Pipeline Introduction

In UltraRAG, a Pipeline is a process script used to define “how the inference task is executed”. It is like a “task schedule” clarifying the operations the system needs to perform at each step. You can flexibly combine functions (Tools) in different modules (Servers) through the Pipeline to build a complete, reproducible, and controllable RAG inference process. For example:
  • Load data → Retrieve documents → Construct prompt → Call large model → Evaluate results;
  • Or in multi-turn generation, decide whether to re-retrieve or stop generation early based on the model’s intermediate performance.
With a single YAML file, you can define and run a complete RAG inference process.

Writing Specifications

In UltraRAG, Pipelines are written in the form of YAML files to define the complete task execution process. A Pipeline file usually consists of two top-level structures:
  • servers: Declares all MCP Server modules used in the current process. Each Server corresponds to a functional module (such as retrieval, generation, evaluation, etc.), where the key is the module name and the value is its path in the project.
  • pipeline: Defines the execution logic of the task.

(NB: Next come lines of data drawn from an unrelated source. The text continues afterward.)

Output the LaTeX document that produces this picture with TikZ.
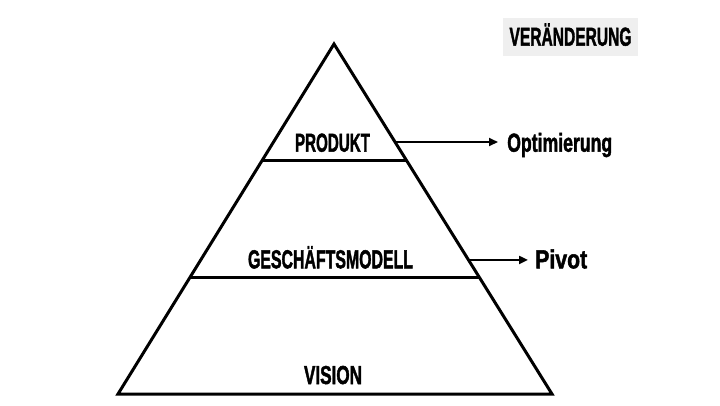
\documentclass[tikz,border=0pt]{standalone}
\usepackage{fontspec}
\setmainfont{Liberation Sans}[BoldFeatures={FakeBold=2}]
\usetikzlibrary{calc,arrows.meta}
\definecolor{boxgray}{HTML}{EFEFEF}
\newcommand\fw[2]{\resizebox{#1pt}{\height}{#2}}
\begin{document}
\begin{tikzpicture}[x=1pt,y=-1pt,
  lbl/.style={inner sep=0pt, anchor=base, font=\fontsize{26}{30}\selectfont\bfseries},
  edgeline/.style={line width=3pt, line join=miter},
  arr/.style={line width=2pt,-{Triangle[length=9pt,width=8pt]}}]
\useasboundingbox (0,0) rectangle (720,405);
% pyramid
\coordinate (A) at (334,44);
\coordinate (BL) at (118,394);
\coordinate (BR) at (552,394);
\draw[edgeline] (A) -- (BR) -- (BL) -- cycle;
\coordinate (d1l) at ($(A)!0.3333!(BL)$);
\coordinate (d1r) at ($(A)!0.3333!(BR)$);
\coordinate (d2l) at ($(A)!0.6667!(BL)$);
\coordinate (d2r) at ($(A)!0.6667!(BR)$);
\draw[edgeline] (d1l) -- (d1r);
\draw[edgeline] (d2l) -- (d2r);
% labels
\node[lbl] (produkt) at (332.5,151.7) {\fw{75}{PRODUKT}};
\node[lbl] (gm) at (330.5,268.3) {\fw{165}{GESCHÄFTSMODELL}};
\node[lbl] (vision) at (333,384) {\fw{58}{VISION}};
\node[lbl,anchor=base west] (opt) at (507,151.7) {\fw{105}{Optimierung}};
\node[lbl,anchor=base west] (pivot) at (535,268.3) {\fw{52}{Pivot}};
\node[lbl, fill=boxgray, inner xsep=6.5pt, inner ysep=10pt, text height=18pt, text depth=0pt] (veraenderung) at (570.5,45.7) {\fw{122}{VERÄNDERUNG}};
% arrows
\coordinate (s1) at ($(A)!0.28!(BR)$);
\coordinate (s2) at ($(A)!0.617!(BR)$);
\draw[arr] (s1) -- ([xshift=-9pt]s1 -| opt.west);
\draw[arr] (s2) -- ([xshift=-7pt]s2 -| pivot.west);
\end{tikzpicture}
\end{document}
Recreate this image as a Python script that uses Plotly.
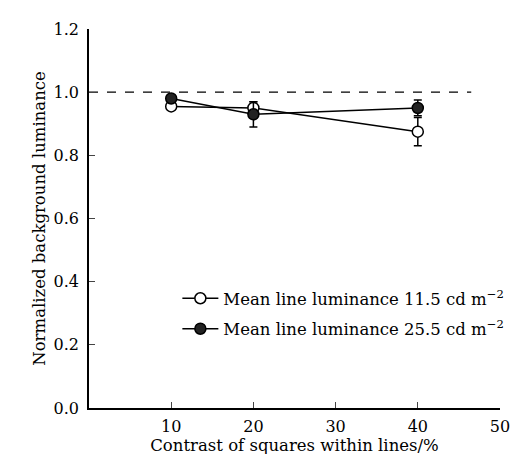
import plotly.graph_objects as go

contrast = [10, 20, 40]

low_lum = [0.955, 0.95, 0.875]
low_err = [0.0, 0.02, 0.045]

high_lum = [0.98, 0.93, 0.95]
high_err = [0.0, 0.04, 0.025]

x_ticks = [10, 20, 30, 40, 50]
y_ticks = [0.0, 0.2, 0.4, 0.6, 0.8, 1.0, 1.2]

ref_level = 1.0
ref_end = 46.5

font = "DejaVu Serif"

fig = go.Figure()

fig.add_shape(type="line", x0=0, x1=ref_end, y0=ref_level, y1=ref_level,
              xref="x", yref="y", line=dict(color="black", width=1.3, dash="dash"),
              layer="below")

fig.add_trace(go.Scatter(
    x=contrast, y=low_lum, mode="lines+markers",
    name="Mean line luminance 11.5 cd m<sup>\u22122</sup>",
    legendgroup="a",
    line=dict(color="black", width=1.5),
    marker=dict(symbol="circle", size=11, color="white", line=dict(color="black", width=1.5)),
    error_y=dict(type="data", array=low_err, color="black", thickness=1.5, width=4),
))

fig.add_trace(go.Scatter(
    x=contrast, y=high_lum, mode="lines+markers",
    name="Mean line luminance 25.5 cd m<sup>\u22122</sup>",
    legendgroup="b",
    line=dict(color="black", width=1.5),
    marker=dict(symbol="circle", size=11, color="#222222", line=dict(color="black", width=1.5)),
    error_y=dict(type="data", array=high_err, color="black", thickness=1.5, width=4),
))

fig.update_layout(
    width=528, height=454,
    margin=dict(l=81, r=36, t=20, b=51),
    plot_bgcolor="white", paper_bgcolor="white",
    font=dict(family=font, size=16, color="black"),
    legend=dict(x=0.215, y=0.335, xanchor="left", yanchor="top",
                font=dict(family=font, size=16.5, color="black"),
                itemwidth=36,
                bgcolor="rgba(0,0,0,0)", tracegroupgap=6, traceorder="grouped"),
    showlegend=True,
)

fig.update_xaxes(
    range=[0, 50], tickvals=x_ticks, ticks="inside", ticklen=6, tickwidth=1.3,
    showline=True, linecolor="black", linewidth=1.5, showgrid=False, zeroline=False,
    automargin=True, ticklabelstandoff=3,
    title=dict(text="Contrast of squares within lines/%", standoff=2, font=dict(family=font, size=16.5)),
    tickfont=dict(family=font, size=16),
)
fig.update_yaxes(
    range=[0, 1.2], tickvals=y_ticks, tickformat=".1f", ticks="inside", ticklen=6, tickwidth=1.3,
    showline=True, linecolor="black", linewidth=1.5, showgrid=False, zeroline=False,
    automargin=True, ticklabelstandoff=5,
    title=dict(text="Normalized background luminance", standoff=4, font=dict(family=font, size=16.5)),
    tickfont=dict(family=font, size=16),
)

fig.write_html("out.html")
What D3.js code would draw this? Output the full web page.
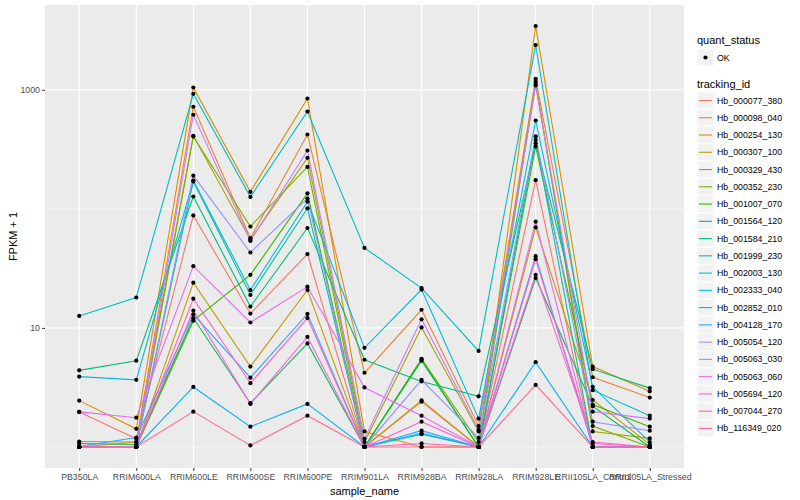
<!DOCTYPE html>
<html>
<head>
<meta charset="utf-8">
<script src="https://cdn.jsdelivr.net/npm/d3@7"></script>
<style>
	body { margin: 0; background: #fff; }
	svg { font-family: "Liberation Sans", Arial, sans-serif; display: block; }
</style>
</head>
<body>
<svg id="chart" width="800" height="500"></svg>
<script>
// Expression plot: FPKM + 1 per sample, one line per tracking id.
//
var samples = ['PB350LA', 'RRIM600LA', 'RRIM600LE', 'RRIM600SE', 'RRIM600PE', 'RRIM901LA',
	'RRIM928BA', 'RRIM928LA', 'RRIM928LE', 'RRII105LA_Control', 'RRII105LA_Stressed'];

var trackingIds = ['Hb_000077_380', 'Hb_000098_040', 'Hb_000254_130', 'Hb_000307_100',
	'Hb_000329_430', 'Hb_000352_230', 'Hb_001007_070', 'Hb_001564_120', 'Hb_001584_210',
	'Hb_001999_230', 'Hb_002003_130', 'Hb_002333_040', 'Hb_002852_010', 'Hb_004128_170',
	'Hb_005054_120', 'Hb_005063_030', 'Hb_005063_060', 'Hb_005694_120', 'Hb_007044_270',
	'Hb_116349_020'];

// FPKM + 1 values, one row per tracking id, in the order of the samples above.
var hb000077_380 = [1.97, 1.17, 88, 13.2, 41.7, 1.0, 2.4, 1.0, 174, 1.0, 1.0];
var hb000098_040 = [1.0, 1.1, 720, 56.7, 421, 4.2, 14.2, 1.5, 1237, 3.85, 2.6];
var hb000254_130 = [2.45, 1.42, 1045, 139, 845, 1.35, 1.0, 1.0, 3430, 4.73, 2.93];
var hb000307_100 = [1.0, 1.0, 24, 4.73, 20.8, 1.0, 2.46, 1.0, 70, 2.48, 1.05];
var hb000329_430 = [1.11, 1.1, 411, 55, 268, 1.1, 10.1, 1.35, 1174, 1.35, 1.18];
var hb000352_230 = [1.0, 1.0, 405, 71, 225, 1.0, 5.5, 1.1, 1123, 1.5, 1.0];
var hb001007_070 = [1.0, 1.0, 11.5, 27.9, 135, 1.0, 5.4, 1.0, 334, 2.27, 1.48];
var hb001564_120 = [1.07, 1.05, 12.1, 2.33, 7.4, 1.0, 5.3, 1.0, 26.2, 2.2, 1.0];
var hb001584_210 = [4.4, 5.3, 127, 15.1, 69, 5.4, 3.55, 2.66, 356, 4.5, 3.12];
var hb001999_230 = [1.0, 1.0, 170, 18.9, 101, 1.0, 1.28, 1.0, 380, 1.0, 1.0];
var hb002003_130 = [12.6, 18, 925, 126, 657, 47, 21.6, 6.4, 2376, 3.0, 1.83];
var hb002333_040 = [3.9, 3.66, 173, 20.8, 115, 6.8, 21, 1.73, 552, 3.2, 1.1];
var hb002852_010 = [1.0, 1.0, 3.19, 1.48, 2.3, 1.0, 1.3, 1.0, 5.15, 1.0, 1.0];
var hb004128_170 = [1.01, 1.2, 13, 3.82, 13.1, 1.0, 1.37, 1.0, 40, 1.0, 1.0];
var hb005054_120 = [1.0, 1.0, 190, 43, 122, 1.0, 3.66, 1.19, 406, 1.63, 1.37];
var hb005063_030 = [1.0, 1.0, 617, 53.8, 309, 1.17, 11.8, 1.39, 1087, 1.98, 1.73];
var hb005063_060 = [1.97, 1.76, 33, 11.1, 22.2, 3.16, 1.83, 1.0, 78, 1.0, 1.0];
var hb005694_120 = [1.0, 1.0, 14, 2.3, 8.4, 1.0, 1.63, 1.0, 27.9, 1.1, 1.0];
var hb007044_270 = [1.0, 1.0, 17.6, 3.43, 12.1, 1.0, 1.07, 1.0, 37.8, 1.07, 1.0];
var hb116349_020 = [1.0, 1.0, 1.98, 1.03, 1.83, 1.0, 1.0, 1.0, 3.32, 1.0, 1.0];

var yTickValues = [10, 1000];
var yMinorValues = [1, 100];

var seriesValues = [hb000077_380, hb000098_040, hb000254_130, hb000307_100, hb000329_430,
	hb000352_230, hb001007_070, hb001564_120, hb001584_210, hb001999_230, hb002003_130,
	hb002333_040, hb002852_010, hb004128_170, hb005054_120, hb005063_030, hb005063_060,
	hb005694_120, hb007044_270, hb116349_020];

// Default ggplot hue palette for 20 levels.
var colours = ['#F8766D', '#EA8331', '#D89000', '#C09B00', '#A3A500', '#7CAE00', '#39B600',
	'#00BB4E', '#00BF7D', '#00C1A3', '#00BFC4', '#00BAE0', '#00B0F6', '#35A2FF', '#9590FF',
	'#C77CFF', '#E76BF3', '#FA62DB', '#FF62BC', '#FF6C91'];

var series = trackingIds.map(function(id, i) {
	return {
		id: id,
		colour: colours[i],
		points: samples.map(function(s, j) { return { sample: s, value: seriesValues[i][j] }; })
	};
});

var panel = { left: 45, right: 684, top: 5, bottom: 468 };
var svg = d3.select('#chart');

// Log scale with the usual 5% expansion on both ends (in log space).
var allValues = d3.merge(seriesValues);
var logMin = Math.log10(d3.min(allValues));
var logMax = Math.log10(d3.max(allValues));
var pad = (logMax - logMin) * 0.05;
var y = d3.scaleLog()
	.domain([Math.pow(10, logMin - pad), Math.pow(10, logMax + pad)])
	.range([panel.bottom, panel.top]);
var x = d3.scalePoint()
	.domain(samples)
	.range([panel.left, panel.right])
	.padding(0.6);

// Panel background and grid.
svg.append('rect')
	.attr('x', panel.left).attr('y', panel.top)
	.attr('width', panel.right - panel.left).attr('height', panel.bottom - panel.top)
	.attr('fill', '#EBEBEB');

var grid = svg.append('g');
grid.selectAll('.minor').data(yMinorValues).enter().append('line')
	.attr('x1', panel.left).attr('x2', panel.right)
	.attr('y1', function(d) { return y(d); }).attr('y2', function(d) { return y(d); })
	.attr('stroke', '#fff').attr('stroke-width', 0.6);
grid.selectAll('.major').data(yTickValues).enter().append('line')
	.attr('x1', panel.left).attr('x2', panel.right)
	.attr('y1', function(d) { return y(d); }).attr('y2', function(d) { return y(d); })
	.attr('stroke', '#fff').attr('stroke-width', 1.1);
grid.selectAll('.vert').data(samples).enter().append('line')
	.attr('x1', function(d) { return x(d); }).attr('x2', function(d) { return x(d); })
	.attr('y1', panel.top).attr('y2', panel.bottom)
	.attr('stroke', '#fff').attr('stroke-width', 1.1);

// Lines, then the points on top of them.
var line = d3.line()
	.x(function(d) { return x(d.sample); })
	.y(function(d) { return y(d.value); });

svg.append('g').selectAll('path').data(series).enter().append('path')
	.attr('d', function(d) { return line(d.points); })
	.attr('fill', 'none')
	.attr('stroke', function(d) { return d.colour; })
	.attr('stroke-width', 1.1);

svg.append('g').selectAll('g').data(series).enter().append('g')
	.selectAll('circle').data(function(d) { return d.points; }).enter().append('circle')
	.attr('cx', function(d) { return x(d.sample); })
	.attr('cy', function(d) { return y(d.value); })
	.attr('r', 2.1)
	.attr('fill', '#000');

// Axes.
var yAxis = d3.axisLeft(y).tickValues(yTickValues).tickSize(3).tickPadding(2)
	.tickFormat(d3.format('d'));
var gy = svg.append('g').attr('transform', 'translate(' + panel.left + ',0)').call(yAxis);
var xAxis = d3.axisBottom(x).tickSize(3).tickPadding(3);
var gx = svg.append('g').attr('transform', 'translate(0,' + panel.bottom + ')').call(xAxis);
[gx, gy].forEach(function(g) {
	g.select('.domain').remove();
	g.selectAll('.tick line').attr('stroke', '#333');
	g.selectAll('.tick text').attr('fill', '#4D4D4D').style('font-size', '8.8px');
});

svg.append('text')
	.attr('x', (panel.left + panel.right) / 2).attr('y', 495)
	.attr('text-anchor', 'middle').style('font-size', '11px')
	.text('sample_name');
svg.append('text')
	.attr('transform', 'translate(17,' + ((panel.top + panel.bottom) / 2) + ') rotate(-90)')
	.attr('text-anchor', 'middle').style('font-size', '11px')
	.text('FPKM + 1');

// Legends.
var legendX = 697;
var legend = svg.append('g');
legend.append('text').attr('x', legendX).attr('y', 44).style('font-size', '11px').text('quant_status');
legend.append('rect').attr('x', legendX).attr('y', 49).attr('width', 17).attr('height', 17)
	.attr('fill', '#F2F2F2').attr('stroke', '#fff');
legend.append('circle').attr('cx', legendX + 8.5).attr('cy', 57.5).attr('r', 2.1).attr('fill', '#000');
legend.append('text').attr('x', legendX + 20).attr('y', 60.5).style('font-size', '8.8px')
	.attr('fill', '#000').text('OK');

legend.append('text').attr('x', legendX).attr('y', 88).style('font-size', '11px').text('tracking_id');
var keyStep = 17.26;
var keys = legend.selectAll('.key').data(series).enter().append('g')
	.attr('transform', function(d, i) { return 'translate(' + legendX + ',' + (92 + i * keyStep) + ')'; });
keys.append('rect').attr('width', 17).attr('height', 17)
	.attr('fill', '#F2F2F2').attr('stroke', '#fff');
keys.append('line').attr('x1', 2).attr('x2', 15).attr('y1', 8.5).attr('y2', 8.5)
	.attr('stroke', function(d) { return d.colour; }).attr('stroke-width', 1.1);
keys.append('text').attr('x', 20).attr('y', 11.5).style('font-size', '8.8px')
	.text(function(d) { return d.id; });
</script>
</body>
</html>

Each item represents an execution step or process control node, supporting control structures such as serial, loop, and branch judgment.
https://mintcdn.com/ultrarag/T7GffHzZitf6TThi/images/yaml.svg?fit=max&auto=format&n=T7GffHzZitf6TThi&q=85&s=69b41e79144bc908039c2ee3abbb1c3bexamples/rag_full.yaml
servers:
  benchmark: servers/benchmark
  retriever: servers/retriever
  prompt: servers/prompt
  generation: servers/generation
  evaluation: servers/evaluation
  custom: servers/custom

pipeline:
- benchmark.get_data
- retriever.retriever_init
- retriever.retriever_embed
- retriever.retriever_index
- retriever.retriever_search
- generation.generation_init
- prompt.qa_rag_boxed
- generation.generate
- custom.output_extract_from_boxed
- evaluation.evaluate